DESCRIPTION OF THE TASK - Leaving out the pictures, retype the lines from the beginning of the listing through the line containing "['#0000ff', '#ff0000', '#000000', '#e8870e'];".
====== GIVEN DATA ======
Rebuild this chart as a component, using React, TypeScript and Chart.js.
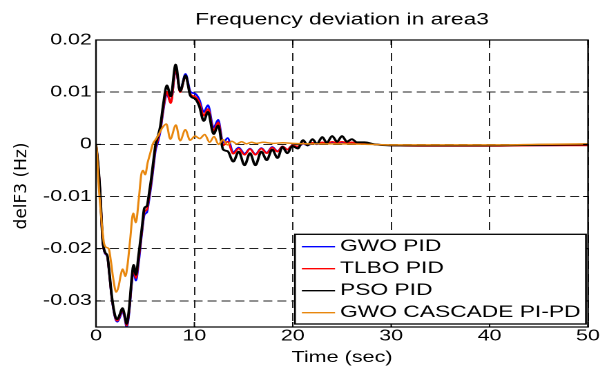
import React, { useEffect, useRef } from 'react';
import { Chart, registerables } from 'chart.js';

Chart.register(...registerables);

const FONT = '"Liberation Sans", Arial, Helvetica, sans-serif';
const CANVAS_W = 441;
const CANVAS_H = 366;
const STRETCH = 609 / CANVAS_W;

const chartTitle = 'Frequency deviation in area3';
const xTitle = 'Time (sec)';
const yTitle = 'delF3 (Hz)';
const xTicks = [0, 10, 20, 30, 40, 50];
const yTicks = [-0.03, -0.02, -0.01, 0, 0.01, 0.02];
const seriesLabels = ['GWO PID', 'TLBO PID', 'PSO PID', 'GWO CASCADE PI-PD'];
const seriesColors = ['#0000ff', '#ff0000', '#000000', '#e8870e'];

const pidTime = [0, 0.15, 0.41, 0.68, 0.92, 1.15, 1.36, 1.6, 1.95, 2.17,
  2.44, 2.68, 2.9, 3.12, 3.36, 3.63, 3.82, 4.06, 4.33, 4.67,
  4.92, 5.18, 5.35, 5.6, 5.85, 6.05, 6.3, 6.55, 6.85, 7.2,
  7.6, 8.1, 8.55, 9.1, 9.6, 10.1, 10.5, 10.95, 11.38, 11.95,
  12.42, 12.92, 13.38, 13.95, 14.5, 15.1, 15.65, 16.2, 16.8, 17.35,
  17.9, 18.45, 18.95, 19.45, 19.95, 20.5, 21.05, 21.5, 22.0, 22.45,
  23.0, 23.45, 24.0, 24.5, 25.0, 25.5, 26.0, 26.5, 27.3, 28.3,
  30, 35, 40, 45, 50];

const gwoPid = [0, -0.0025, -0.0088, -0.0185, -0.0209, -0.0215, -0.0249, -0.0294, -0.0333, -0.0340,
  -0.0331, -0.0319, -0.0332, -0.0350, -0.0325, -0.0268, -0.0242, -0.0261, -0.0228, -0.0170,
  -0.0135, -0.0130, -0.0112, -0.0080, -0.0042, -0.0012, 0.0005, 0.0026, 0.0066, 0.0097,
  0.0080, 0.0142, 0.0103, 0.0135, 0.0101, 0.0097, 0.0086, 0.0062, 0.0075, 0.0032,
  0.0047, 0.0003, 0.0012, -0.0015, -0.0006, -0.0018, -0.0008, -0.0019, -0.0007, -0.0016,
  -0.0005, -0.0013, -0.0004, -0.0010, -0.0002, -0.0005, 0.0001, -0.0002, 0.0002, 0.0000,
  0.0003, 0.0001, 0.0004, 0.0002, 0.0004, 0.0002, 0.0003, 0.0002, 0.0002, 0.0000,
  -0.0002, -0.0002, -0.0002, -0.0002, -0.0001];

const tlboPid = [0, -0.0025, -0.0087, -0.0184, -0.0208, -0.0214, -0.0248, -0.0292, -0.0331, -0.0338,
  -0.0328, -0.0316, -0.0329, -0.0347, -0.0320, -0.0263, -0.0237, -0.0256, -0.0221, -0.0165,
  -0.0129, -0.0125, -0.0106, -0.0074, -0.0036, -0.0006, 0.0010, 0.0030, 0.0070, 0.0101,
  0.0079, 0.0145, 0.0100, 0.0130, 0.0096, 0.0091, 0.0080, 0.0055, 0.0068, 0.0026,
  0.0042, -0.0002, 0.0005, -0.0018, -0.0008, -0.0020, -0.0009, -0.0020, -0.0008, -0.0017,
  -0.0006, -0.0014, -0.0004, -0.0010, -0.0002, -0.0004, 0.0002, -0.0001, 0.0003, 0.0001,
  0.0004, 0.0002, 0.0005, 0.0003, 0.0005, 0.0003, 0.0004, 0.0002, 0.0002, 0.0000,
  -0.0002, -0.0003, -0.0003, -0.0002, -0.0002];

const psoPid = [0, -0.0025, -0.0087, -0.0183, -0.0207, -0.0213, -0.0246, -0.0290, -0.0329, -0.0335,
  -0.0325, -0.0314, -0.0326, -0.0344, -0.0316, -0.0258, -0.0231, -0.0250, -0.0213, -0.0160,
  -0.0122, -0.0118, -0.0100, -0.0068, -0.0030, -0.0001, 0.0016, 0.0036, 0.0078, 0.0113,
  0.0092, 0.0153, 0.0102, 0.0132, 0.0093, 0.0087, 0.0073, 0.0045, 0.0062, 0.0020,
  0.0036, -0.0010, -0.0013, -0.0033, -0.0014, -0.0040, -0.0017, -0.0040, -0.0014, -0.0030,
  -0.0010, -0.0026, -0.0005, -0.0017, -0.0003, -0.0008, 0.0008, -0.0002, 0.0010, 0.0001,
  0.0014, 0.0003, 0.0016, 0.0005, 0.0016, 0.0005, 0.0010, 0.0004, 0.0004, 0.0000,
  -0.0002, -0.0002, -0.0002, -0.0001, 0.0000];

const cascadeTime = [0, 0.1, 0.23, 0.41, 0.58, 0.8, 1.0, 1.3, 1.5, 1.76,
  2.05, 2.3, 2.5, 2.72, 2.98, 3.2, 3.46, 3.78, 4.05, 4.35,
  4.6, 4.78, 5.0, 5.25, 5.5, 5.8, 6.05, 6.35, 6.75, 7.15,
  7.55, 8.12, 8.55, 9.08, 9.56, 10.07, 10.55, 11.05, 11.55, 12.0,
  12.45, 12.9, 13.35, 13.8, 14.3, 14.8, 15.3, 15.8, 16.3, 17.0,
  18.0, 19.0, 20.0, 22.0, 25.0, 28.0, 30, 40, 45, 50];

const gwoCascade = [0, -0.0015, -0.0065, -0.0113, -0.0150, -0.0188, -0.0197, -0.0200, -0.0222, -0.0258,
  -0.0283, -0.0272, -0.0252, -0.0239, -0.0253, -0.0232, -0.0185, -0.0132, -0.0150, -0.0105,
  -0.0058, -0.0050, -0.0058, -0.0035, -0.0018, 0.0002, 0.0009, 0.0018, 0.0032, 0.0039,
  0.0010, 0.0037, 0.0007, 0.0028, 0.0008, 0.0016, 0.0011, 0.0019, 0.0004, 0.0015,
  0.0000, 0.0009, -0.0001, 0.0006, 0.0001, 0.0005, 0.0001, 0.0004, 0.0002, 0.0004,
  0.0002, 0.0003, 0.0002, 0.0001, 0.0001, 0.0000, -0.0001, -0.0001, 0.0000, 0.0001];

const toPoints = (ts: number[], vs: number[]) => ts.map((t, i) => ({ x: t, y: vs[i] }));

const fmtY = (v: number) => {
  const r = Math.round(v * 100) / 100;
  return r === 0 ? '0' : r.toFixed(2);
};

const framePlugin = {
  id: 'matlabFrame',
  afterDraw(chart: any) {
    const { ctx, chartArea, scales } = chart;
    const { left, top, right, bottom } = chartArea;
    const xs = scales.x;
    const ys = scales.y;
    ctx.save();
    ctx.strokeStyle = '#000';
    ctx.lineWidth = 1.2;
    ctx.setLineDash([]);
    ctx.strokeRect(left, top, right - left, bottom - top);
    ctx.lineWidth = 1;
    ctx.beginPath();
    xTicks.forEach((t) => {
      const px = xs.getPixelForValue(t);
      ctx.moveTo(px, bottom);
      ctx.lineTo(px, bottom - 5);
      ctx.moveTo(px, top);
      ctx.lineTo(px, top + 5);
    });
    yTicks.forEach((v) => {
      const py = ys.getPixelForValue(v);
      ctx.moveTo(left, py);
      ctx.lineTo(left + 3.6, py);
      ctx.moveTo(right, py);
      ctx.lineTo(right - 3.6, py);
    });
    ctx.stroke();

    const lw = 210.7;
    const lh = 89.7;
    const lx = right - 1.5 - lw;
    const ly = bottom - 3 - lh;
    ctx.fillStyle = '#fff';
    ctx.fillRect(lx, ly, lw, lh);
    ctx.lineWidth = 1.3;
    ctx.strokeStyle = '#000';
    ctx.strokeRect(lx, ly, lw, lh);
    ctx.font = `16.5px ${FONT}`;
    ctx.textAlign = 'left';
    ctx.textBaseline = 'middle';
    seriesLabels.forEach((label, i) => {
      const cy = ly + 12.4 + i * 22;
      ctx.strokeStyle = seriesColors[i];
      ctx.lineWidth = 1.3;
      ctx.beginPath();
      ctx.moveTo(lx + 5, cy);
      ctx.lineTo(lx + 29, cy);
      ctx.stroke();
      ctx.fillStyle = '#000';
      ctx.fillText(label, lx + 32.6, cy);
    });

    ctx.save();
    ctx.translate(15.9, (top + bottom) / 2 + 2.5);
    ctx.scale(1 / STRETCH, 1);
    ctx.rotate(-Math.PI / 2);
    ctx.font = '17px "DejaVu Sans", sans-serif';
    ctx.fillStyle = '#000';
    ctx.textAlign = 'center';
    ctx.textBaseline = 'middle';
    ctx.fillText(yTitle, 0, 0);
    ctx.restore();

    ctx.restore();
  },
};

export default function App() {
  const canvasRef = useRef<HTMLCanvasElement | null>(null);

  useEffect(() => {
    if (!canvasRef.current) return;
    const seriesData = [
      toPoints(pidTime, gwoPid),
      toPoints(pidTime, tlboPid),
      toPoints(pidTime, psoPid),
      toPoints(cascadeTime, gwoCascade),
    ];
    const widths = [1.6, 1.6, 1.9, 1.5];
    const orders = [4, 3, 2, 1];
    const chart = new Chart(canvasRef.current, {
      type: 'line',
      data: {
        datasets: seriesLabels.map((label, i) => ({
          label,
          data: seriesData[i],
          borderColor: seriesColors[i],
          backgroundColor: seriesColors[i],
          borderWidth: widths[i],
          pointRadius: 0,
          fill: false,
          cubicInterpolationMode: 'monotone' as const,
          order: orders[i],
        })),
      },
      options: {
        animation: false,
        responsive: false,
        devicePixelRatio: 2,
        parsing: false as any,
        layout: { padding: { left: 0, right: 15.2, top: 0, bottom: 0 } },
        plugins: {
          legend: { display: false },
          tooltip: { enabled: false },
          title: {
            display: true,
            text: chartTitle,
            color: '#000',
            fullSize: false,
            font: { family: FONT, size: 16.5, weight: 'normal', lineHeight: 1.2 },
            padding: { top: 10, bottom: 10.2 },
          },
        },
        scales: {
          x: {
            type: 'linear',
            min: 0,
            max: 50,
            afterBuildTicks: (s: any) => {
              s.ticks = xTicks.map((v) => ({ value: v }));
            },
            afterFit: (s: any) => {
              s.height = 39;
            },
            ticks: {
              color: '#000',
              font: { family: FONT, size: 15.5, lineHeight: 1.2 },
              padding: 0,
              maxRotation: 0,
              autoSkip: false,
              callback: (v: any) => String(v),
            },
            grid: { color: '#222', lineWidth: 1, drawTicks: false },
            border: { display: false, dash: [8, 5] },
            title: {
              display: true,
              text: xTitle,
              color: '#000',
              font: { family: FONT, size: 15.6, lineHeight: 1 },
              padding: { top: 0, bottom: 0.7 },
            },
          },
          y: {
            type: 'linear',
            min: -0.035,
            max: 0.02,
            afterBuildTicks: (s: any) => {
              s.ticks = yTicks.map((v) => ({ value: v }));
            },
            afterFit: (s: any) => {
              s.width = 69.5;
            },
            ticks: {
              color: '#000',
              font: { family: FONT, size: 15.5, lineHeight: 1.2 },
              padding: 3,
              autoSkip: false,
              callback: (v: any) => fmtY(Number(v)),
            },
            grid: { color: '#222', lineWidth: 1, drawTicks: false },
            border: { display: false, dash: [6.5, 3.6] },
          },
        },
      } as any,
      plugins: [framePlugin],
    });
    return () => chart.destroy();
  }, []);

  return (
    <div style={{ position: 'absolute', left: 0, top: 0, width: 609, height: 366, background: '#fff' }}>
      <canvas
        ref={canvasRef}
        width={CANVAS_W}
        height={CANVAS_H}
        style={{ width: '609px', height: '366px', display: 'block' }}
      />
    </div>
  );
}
======
OUTPUT FOR THIS TASK -
Rebuild this chart as a component, using React, TypeScript and Chart.js.
import React, { useEffect, useRef } from 'react';
import { Chart, registerables } from 'chart.js';

Chart.register(...registerables);

const FONT = '"Liberation Sans", Arial, Helvetica, sans-serif';
const CANVAS_W = 441;
const CANVAS_H = 366;
const STRETCH = 609 / CANVAS_W;

const chartTitle = 'Frequency deviation in area3';
const xTitle = 'Time (sec)';
const yTitle = 'delF3 (Hz)';
const xTicks = [0, 10, 20, 30, 40, 50];
const yTicks = [-0.03, -0.02, -0.01, 0, 0.01, 0.02];
const seriesLabels = ['GWO PID', 'TLBO PID', 'PSO PID', 'GWO CASCADE PI-PD'];
const seriesColors = ['#0000ff', '#ff0000', '#000000', '#e8870e'];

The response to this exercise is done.